Similarly, in pre-mayoral control New York City, patronage and corruption were far more prevalent in a few of the thirty odd Community School Districts around the city than in the massive bureaucratic center at 110 Livingston Street, the largest educational bureaucracy that has ever existed in the United States, if not the world. If anything, the central 110 bureaucracy was a check on patronage and corruption in the transgressing community school districts.

Rather than being a feature of a particular form of organization of schooling, therefore, patronage and corruption arise in any institutional context where financial transparency, a culture of accountability, systemic checks and balances and — most importantly — meaningful oversight are weak to non-existent. When these problems are widespread in a school district, it is because of serious problems in the political and civic culture of the community in which they are located. Here in New York City, patronage and corruption were concentrated in a few community school districts where significant portions of the local political elite was engaged in what would properly be called rape and pillage. When political and educational leaders are serious about addressing these issues, they establish meaningful oversight, build cultures of accountability, institute checks and balances and make all budgetary matters transparent. And they ensure that those who steal from the education of children are prosecuted to the fullest extent of the law.

Let’s be completely honest here, even though it will leave our argument open to caricature. As the issue of financial oversight and accountability shows, there is a need and a place for a well-functioning bureaucracy in education. It should be kept to a minimum and limited to a well-defined set of tasks, but the business/service side of the educational enterprise — matters such as building and maintaining facilities, purchasing and delivering materials, student transportation, school breakfast and lunch, and reporting to the state and federal government — works best when managed by an efficient, smoothly functioning bureaucracy. The ideal educational institutional arrangement would be one in which the educational leaders and teachers at a school level can focus exclusively on teaching and learning, precisely because they do not have to worry about these ancillary matters. One of the biggest challenges for charter schools is how to maintain the focus on education, in the face of having to assume all of these additional administrative burdens which, in the well-functioning school district, are performed by the central bureaucracy. Susan Moore Johnson wrote about this reality some years ago in a Teachers’ College Record article, “Sometimes Bureaucracy has its Charms,” which compared the working conditions of teachers in Boston charter schools, pilot schools and regular district schools.

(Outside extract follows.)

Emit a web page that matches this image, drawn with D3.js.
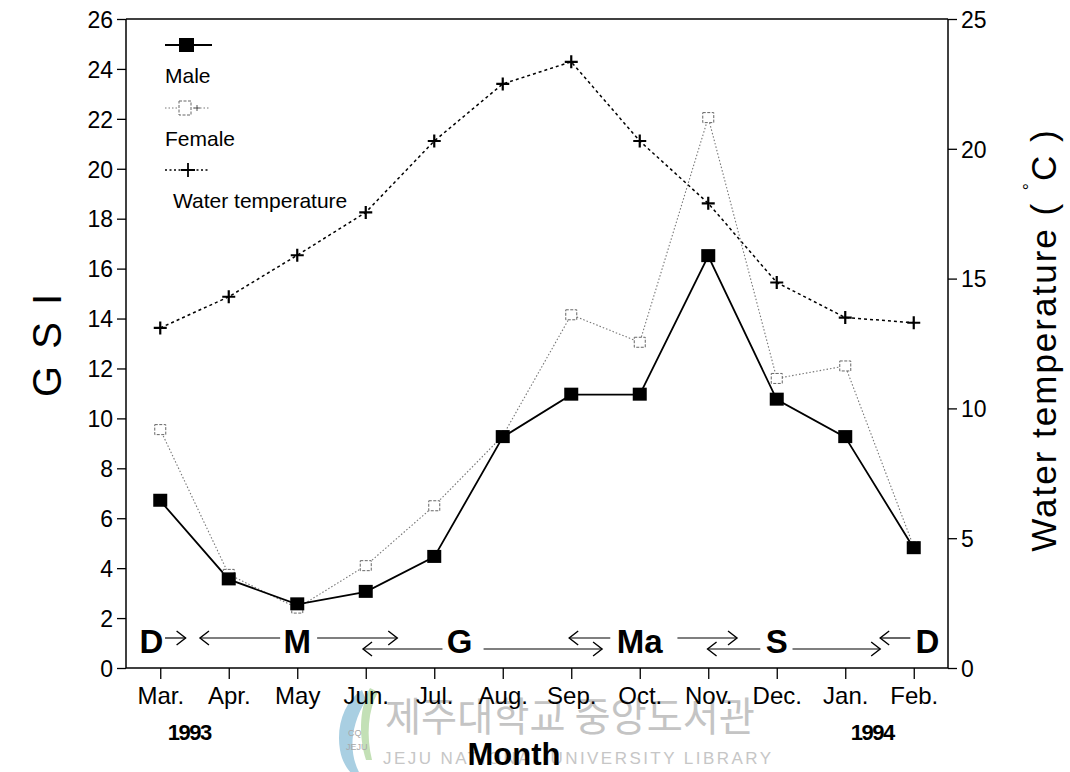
<!DOCTYPE html>
<html>
<head>
<meta charset="utf-8">
<script src="https://cdn.jsdelivr.net/npm/d3@7/dist/d3.min.js"></script>
<style>
  html, body { margin: 0; padding: 0; background: #fff; }
  svg { display: block; font-family: "Liberation Sans", Arial, sans-serif; }
</style>
</head>
<body>
<svg id="chart" width="1070" height="772"></svg>
<script>
// Monthly gonadosomatic index and water temperature, Mar. 1993 - Feb. 1994
const months = ["Mar.", "Apr.", "May", "Jun.", "Jul.", "Aug.", "Sep.", "Oct.", "Nov.", "Dec.", "Jan.", "Feb."];
const maleGSI = [6.7, 3.55, 2.55, 3.05, 4.45, 9.25, 10.95, 10.95, 16.5, 10.75, 9.25, 4.8];
const femaleGSI = [9.55, 3.75, 2.4, 4.1, 6.5, 9.3, 14.15, 13.05, 22.05, 11.6, 12.1, 4.85];
const waterTemp = [13.1, 14.3, 15.9, 17.55, 20.3, 22.5, 23.35, 20.3, 17.9, 14.85, 13.5, 13.3];
const gsiTicks = [0, 2, 4, 6, 8, 10, 12, 14, 16, 18, 20, 22, 24, 26];
const tempTicks = [0, 5, 10, 15, 20, 25];

// Maturity stages along the bottom band (position in month index units)
const stageLabels = [
  { text: "D", at: -0.13 },
  { text: "M", at: 2.0 },
  { text: "G", at: 4.37 },
  { text: "Ma", at: 7.0 },
  { text: "S", at: 9.0 },
  { text: "D", at: 11.2 }
];
// Stage transition arrows: from, to (month index), row (0 upper, 1 lower), head side
const stageArrows = [
  { from: 0.07, to: 0.37, row: 0, head: "end" },
  { from: 0.58, to: 1.75, row: 0, head: "start" },
  { from: 2.29, to: 3.46, row: 0, head: "end" },
  { from: 2.96, to: 4.12, row: 1, head: "start" },
  { from: 4.72, to: 6.45, row: 1, head: "end" },
  { from: 5.97, to: 6.57, row: 0, head: "start" },
  { from: 7.55, to: 8.42, row: 0, head: "end" },
  { from: 7.99, to: 8.76, row: 1, head: "start" },
  { from: 9.23, to: 10.51, row: 1, head: "end" },
  { from: 10.51, to: 10.95, row: 0, head: "start" }
];

const svg = d3.select("#chart");
const plot = { left: 126, right: 948, top: 19, bottom: 668 };

const x = d3.scalePoint().domain(months).range([plot.left, plot.right]).padding(0.5);
const xi = d3.scaleLinear().domain([0, months.length - 1]).range([x(months[0]), x(months[months.length - 1])]);
const yL = d3.scaleLinear().domain([0, 26]).range([plot.bottom, plot.top]);
const yR = d3.scaleLinear().domain([0, 25]).range([plot.bottom, plot.top]);

// Watermark of the library
const wm = svg.append("g").attr("class", "watermark");
const logo = wm.append("g").attr("transform", "translate(332,688)");
logo.append("path")
  .attr("d", "M30,2 C12,14 4,38 8,62 C10,74 16,82 20,86 L28,86 C18,68 16,42 34,12 Z")
  .attr("fill", "#a9cfe2");
logo.append("path")
  .attr("d", "M38,0 C28,18 26,46 34,72 L40,72 C34,48 36,22 46,4 Z")
  .attr("fill", "#c3e0b6");
logo.append("text").attr("x", 16).attr("y", 48).attr("font-size", 9).attr("fill", "#a8a8a8").text("CQ");
logo.append("text").attr("x", 14).attr("y", 62).attr("font-size", 9).attr("fill", "#a8a8a8").text("JEJU");
wm.append("text")
  .attr("x", 385).attr("y", 731)
  .attr("font-family", "'Noto Sans CJK KR', sans-serif")
  .attr("font-size", 40)
  .attr("textLength", 370).attr("lengthAdjust", "spacingAndGlyphs")
  .attr("fill", "#c4c4c4")
  .text("제주대학교 중앙도서관");
wm.append("text")
  .attr("x", 383).attr("y", 764)
  .attr("font-size", 17)
  .attr("textLength", 388).attr("lengthAdjust", "spacing")
  .attr("fill", "#c6c6c6")
  .text("JEJU NATIONAL UNIVERSITY LIBRARY");

// Frame
svg.append("line").attr("x1", plot.left).attr("x2", plot.right).attr("y1", plot.top).attr("y2", plot.top)
  .attr("stroke", "#000").attr("stroke-width", 1.5);

// Axes
const axisL = svg.append("g").attr("transform", `translate(${plot.left},0)`)
  .call(d3.axisLeft(yL).tickValues(gsiTicks).tickSize(9).tickSizeOuter(0).tickPadding(4));
const axisR = svg.append("g").attr("transform", `translate(${plot.right},0)`)
  .call(d3.axisRight(yR).tickValues(tempTicks).tickSize(9).tickSizeOuter(0).tickPadding(4));
const axisB = svg.append("g").attr("transform", `translate(0,${plot.bottom})`)
  .call(d3.axisBottom(x).tickSize(11).tickSizeOuter(0).tickPadding(8));
[axisL, axisR, axisB].forEach(g => {
  g.select(".domain").attr("stroke", "#000").attr("stroke-width", 1.5);
  g.selectAll(".tick line").attr("stroke", "#000").attr("stroke-width", 1.3);
  g.selectAll("text").attr("fill", "#000").attr("font-family", "'Liberation Sans', Arial, sans-serif");
});
axisL.selectAll("text").attr("font-size", 23).attr("dy", "0.36em");
axisR.selectAll("text").attr("font-size", 23).attr("dy", "0.36em");
axisB.selectAll("text").attr("font-size", 24).attr("dy", "0.72em");
// full lines for the vertical axes
axisL.select(".domain").attr("d", `M0,${plot.top}V${plot.bottom}`);
axisR.select(".domain").attr("d", `M0,${plot.top}V${plot.bottom}`);
axisB.select(".domain").attr("d", `M${plot.left},0H${plot.right}`);

// Year labels and axis titles
svg.append("text").attr("x", x("Mar.") + 29).attr("y", 740).attr("text-anchor", "middle")
  .attr("font-size", 22).attr("font-weight", "bold").attr("letter-spacing", -1.5).text("1993");
svg.append("text").attr("x", x("Jan.") + 27).attr("y", 740).attr("text-anchor", "middle")
  .attr("font-size", 22).attr("font-weight", "bold").attr("letter-spacing", -1.5).text("1994");
svg.append("text").attr("x", 514).attr("y", 765).attr("text-anchor", "middle")
  .attr("font-size", 31).attr("font-weight", "bold").text("Month");
svg.append("text").attr("transform", "translate(61,344) rotate(-90)").attr("text-anchor", "middle")
  .attr("font-size", 40).attr("letter-spacing", 3).text("G S I");
const rt = svg.append("text").attr("transform", "translate(1056,340) rotate(-90)").attr("text-anchor", "middle")
  .attr("font-size", 35).attr("letter-spacing", 2);
rt.append("tspan").text("Water temperature ( ");
rt.append("tspan").attr("font-size", 18).attr("dy", -20).text("°");
rt.append("tspan").attr("dy", 20).text("C )");

// Series lines
const line = ys => d3.line().x((d, i) => x(months[i])).y(d => ys(d));

svg.append("path").datum(waterTemp).attr("d", line(yR))
  .attr("fill", "none").attr("stroke", "#000").attr("stroke-width", 1.5).attr("stroke-dasharray", "3,3");
svg.append("path").datum(femaleGSI).attr("d", line(yL))
  .attr("fill", "none").attr("stroke", "#777").attr("stroke-width", 1.1).attr("stroke-dasharray", "1.5,2");
svg.append("path").datum(maleGSI).attr("d", line(yL))
  .attr("fill", "none").attr("stroke", "#000").attr("stroke-width", 1.8);

// Markers
const plusPath = s => `M${-s},0H${s}M0,${-s}V${s}`;
svg.append("g").selectAll("path").data(waterTemp).join("path")
  .attr("transform", (d, i) => `translate(${x(months[i])},${yR(d)})`)
  .attr("d", plusPath(6.5)).attr("stroke", "#000").attr("stroke-width", 2.2);
svg.append("g").selectAll("rect").data(femaleGSI).join("rect")
  .attr("x", (d, i) => x(months[i]) - 5.5).attr("y", d => yL(d) - 5)
  .attr("width", 11).attr("height", 10)
  .attr("fill", "#fff").attr("stroke", "#666").attr("stroke-width", 1).attr("stroke-dasharray", "3,1.5");
svg.append("g").selectAll("rect").data(maleGSI).join("rect")
  .attr("x", (d, i) => x(months[i]) - 7).attr("y", d => yL(d) - 7)
  .attr("width", 14).attr("height", 13).attr("fill", "#000");

// Legend
const lg = svg.append("g").attr("font-size", 21);
lg.append("line").attr("x1", 165).attr("x2", 212).attr("y1", 45).attr("y2", 45).attr("stroke", "#000").attr("stroke-width", 1.8);
lg.append("rect").attr("x", 179).attr("y", 38).attr("width", 15).attr("height", 14).attr("fill", "#000");
lg.append("text").attr("x", 165).attr("y", 83).text("Male");
lg.append("line").attr("x1", 165).attr("x2", 210).attr("y1", 108).attr("y2", 108)
  .attr("stroke", "#777").attr("stroke-width", 1).attr("stroke-dasharray", "1.5,2");
lg.append("rect").attr("x", 179).attr("y", 101).attr("width", 12).attr("height", 14)
  .attr("fill", "#fff").attr("stroke", "#666").attr("stroke-dasharray", "3,1.5");
lg.append("path").attr("transform", "translate(197,108)").attr("d", plusPath(3)).attr("stroke", "#555");
lg.append("text").attr("x", 165).attr("y", 146).text("Female");
lg.append("line").attr("x1", 165).attr("x2", 210).attr("y1", 170).attr("y2", 170)
  .attr("stroke", "#000").attr("stroke-width", 1.3).attr("stroke-dasharray", "2,2.5");
lg.append("path").attr("transform", "translate(188,170)").attr("d", plusPath(7)).attr("stroke", "#000").attr("stroke-width", 1.8);
lg.append("text").attr("x", 173).attr("y", 208).text("Water temperature");

// Maturity stage band
const rowY = [638, 649];
const band = svg.append("g");
band.selectAll("text").data(stageLabels).join("text")
  .attr("x", d => xi(d.at)).attr("y", 653).attr("text-anchor", "middle")
  .attr("font-size", 33).attr("font-weight", "bold").text(d => d.text);
band.selectAll("g.arrow").data(stageArrows).join("g").attr("class", "arrow").each(function (d) {
  const g = d3.select(this);
  const x1 = xi(d.from), x2 = xi(d.to), y = rowY[d.row];
  g.append("line").attr("x1", x1).attr("x2", x2).attr("y1", y).attr("y2", y)
    .attr("stroke", "#000").attr("stroke-width", 1.2);
  const hx = d.head === "end" ? x2 : x1;
  const dir = d.head === "end" ? -1 : 1;
  g.append("path").attr("d", `M${hx + dir * 9},${y - 7}L${hx},${y}L${hx + dir * 9},${y + 7}`)
    .attr("fill", "none").attr("stroke", "#000").attr("stroke-width", 1.4);
});
</script>
</body>
</html>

We don’t want to be misunderstood here. There are real ills of bureaucratic organization, especially when it is extended into areas where it is unnecessary and counter-productive. You don’t have to read Max Weber on the subject to realize that even the best of bureaucracies are large, impersonal and hierarchical, that they tend to be rule bound and focused on the written record [the 'memo' and the disciplinary letter], and that they are not nurturing of innovation and experimentation, to name just a few of their more problematic features. When the educational core of schooling — as opposed to its ancillary services — is bureaucratized, real damage is done. Quality teaching is the antithesis of bureaucratic thinking and operation, just as a Socrates or a Horace Mann is the antithesis of the educrat. The testing craze that has been initiated by NCLB, with its regimen of standardization, is the bureaucratic logic applied to teaching and learning.

When the world of schools is seen in all of its complexity, then the simple clarity of magic bullet solutions appear as the chimeras they really are.

In subsequent posts, we will take up this theme once again.